If your DCC controller is truly phase-controlled as required for thyristor triggering then it would not work on DC track supplies.

No you're right it won't. So rectify the track power to DC and switch it with a device driven by the decoder output signal then. What would be the lowest cost device for simply turning 24V DC power on and off at up to 16kHZ, slow switch times acceptable - doesn't need to be a sharp square wave output, in fact better if it isn't.

(it is square wave AC input - I'm assuming it rectifies to the same DC voltage)

If your 24V locomotive doesn't ever need to reverse, I suppose you could take the 12V from the original DCC controller and drive a MOSFET gate.

This is over simplified and doesn't deal with how you get the 12V DCC to be properly powered yet still receive the control signals.
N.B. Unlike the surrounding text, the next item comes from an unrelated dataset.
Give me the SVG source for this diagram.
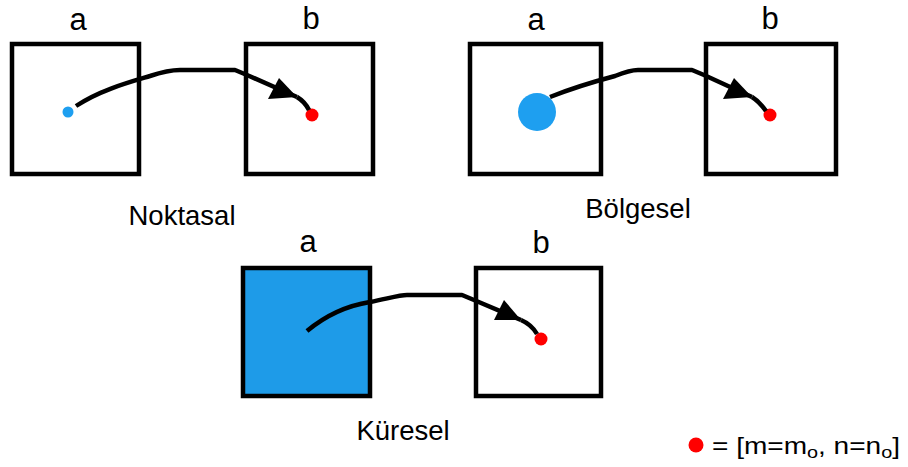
<svg xmlns="http://www.w3.org/2000/svg" width="908" height="467" viewBox="0 0 908 467">
<style>
.box{fill:#fff;stroke:#000;stroke-width:4.5}
.lbl{font-family:"Liberation Sans",Arial,sans-serif;font-size:31px;fill:#000;text-anchor:middle}
.cap{font-family:"Liberation Sans",Arial,sans-serif;font-size:27.5px;fill:#000;text-anchor:middle}
.leg{font-family:"Liberation Sans",Arial,sans-serif;font-size:24px;fill:#000}
.conn{fill:none;stroke:#000;stroke-width:4.5;stroke-linejoin:round}
.red{fill:#f00}
.blue{fill:#1e9ff0}
</style>
<rect width="908" height="467" fill="#fff"/>

<g id="p1a"><rect class="box" x="12" y="44" width="127" height="130"/><text class="lbl" x="78" y="30">a</text><circle class="blue" cx="68" cy="112" r="5.5"/></g>
<g id="p1b"><rect class="box" x="246" y="44" width="127" height="130"/><text class="lbl" x="311" y="29">b</text><circle class="red" cx="312" cy="115" r="6.5"/></g>
<text class="cap" x="182" y="225">Noktasal</text>

<g id="p2a"><rect class="box" x="470" y="44" width="131" height="130"/><text class="lbl" x="536" y="30">a</text><circle class="blue" cx="537" cy="112" r="19"/></g>
<g id="p2b"><rect class="box" x="706" y="44" width="130" height="130"/><text class="lbl" x="770" y="29">b</text><circle class="red" cx="770" cy="115" r="6.5"/></g>
<text class="cap" x="638" y="218">Bölgesel</text>

<g id="p3a"><rect x="243" y="268" width="127" height="128" fill="#1e9be8" stroke="#000" stroke-width="4.5"/><text class="lbl" x="308" y="252">a</text></g>
<g id="p3b"><rect class="box" x="476" y="268" width="125" height="128"/><text class="lbl" x="541" y="253">b</text><circle class="red" cx="541" cy="339" r="6.5"/></g>
<text class="cap" x="403" y="440">Küresel</text>

<g id="legend"><circle class="red" cx="696" cy="445" r="7.5"/>
<text class="leg" x="712" y="454" textLength="188" lengthAdjust="spacingAndGlyphs">= [m=m<tspan font-size="17" dy="4">o</tspan><tspan dy="-4">, n=n</tspan><tspan font-size="17" dy="4">o</tspan><tspan dy="-4">]</tspan></text></g>

<g id="connectors">
<path class="conn" d="M76,106 C100,90 130,82 150,76 C165,71 172,70 180,70 L235,70 L247,75 L297,97"/>
<path d="M297,97 L268,99 L279,78 Z" fill="#000"/>
<path class="conn" d="M297,97 C302,100 306,104 309,110"/>

<path class="conn" d="M550,97 C575,87 600,80 615,76 C625,72 632,70 638,70 L692,70 L704,75 L752,97"/>
<path d="M752,97 L723,99 L734,78 Z" fill="#000"/>
<path class="conn" d="M752,97 C757,100 761,104 766,111"/>

<path class="conn" d="M307,331 C325,316 345,306 370,302 C390,298 400,295 407,295 L462,295 L474,300 L521,320"/>
<path d="M521,320 L494,320 L504,300 Z" fill="#000"/>
<path class="conn" d="M521,320 C528,323 533,327 537,334"/>
</g>
</svg>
You are right, I need something that will reverse the motor. Possibly if I use exactly what the decoder has only bigger, i.e. a 4-Mosfet H-bridge, then I can power it from the rails via a rectifier and control it from the DC PWM output of the decoder and sense with diodes when the decoder reverses the polarity. So you guys are right it starts getting marginal on cost and complexity. Sigh. Fun though.
Thanks for the input.

Yes, if you need reversal you will need full H-bridge and that means 4 MOSFETs. Now driving the high-side MOSFETs can be tricky, especially if you do not intend to use a gate-driver IC (I'd recommend using such an IC). Your small decoder can possibly contain such a driver but not necessarily suitable for your bigger and higher voltage H-bridge.

What if.......

petrv said:

I'd like to add more details:
These decoders rectify the track voltage to get power but also connect to the track to decode DCC. The motor is usually controlled with a full H-bridge (4 MOSFETs) using PWM.

You have 3 problems:

1. You will possibly exceed the maximum voltage allowed for the small decoder with the track voltage on your garden railway.
2. The rectifier in the decoder is not powerful enough (as it has to power both the decoder and the motor) exceeding its max. current rating
3. Same problem as 2. for the H-bridge controlling the motor

I agree with the previous post - to fix all those three problems would be complicated and probably not worth the effort.

Click to expand...

What if all you wanted to do was switch something on , then off. For example, a string of LED's inside your passenger cars, with their own battery power? Would it then become a much simpler matter to build something that would do this? J

I'd like to pose the same question for a sound module. Suppose you already had a decoder in your g scale engine, but you wanted to add one or two sounds, let's say a bell and a whistle. Could you build a sound-on-a-chip circuiit, (Hallmark greeting card,) power it with batteries, then trigger it on and off with the decoder?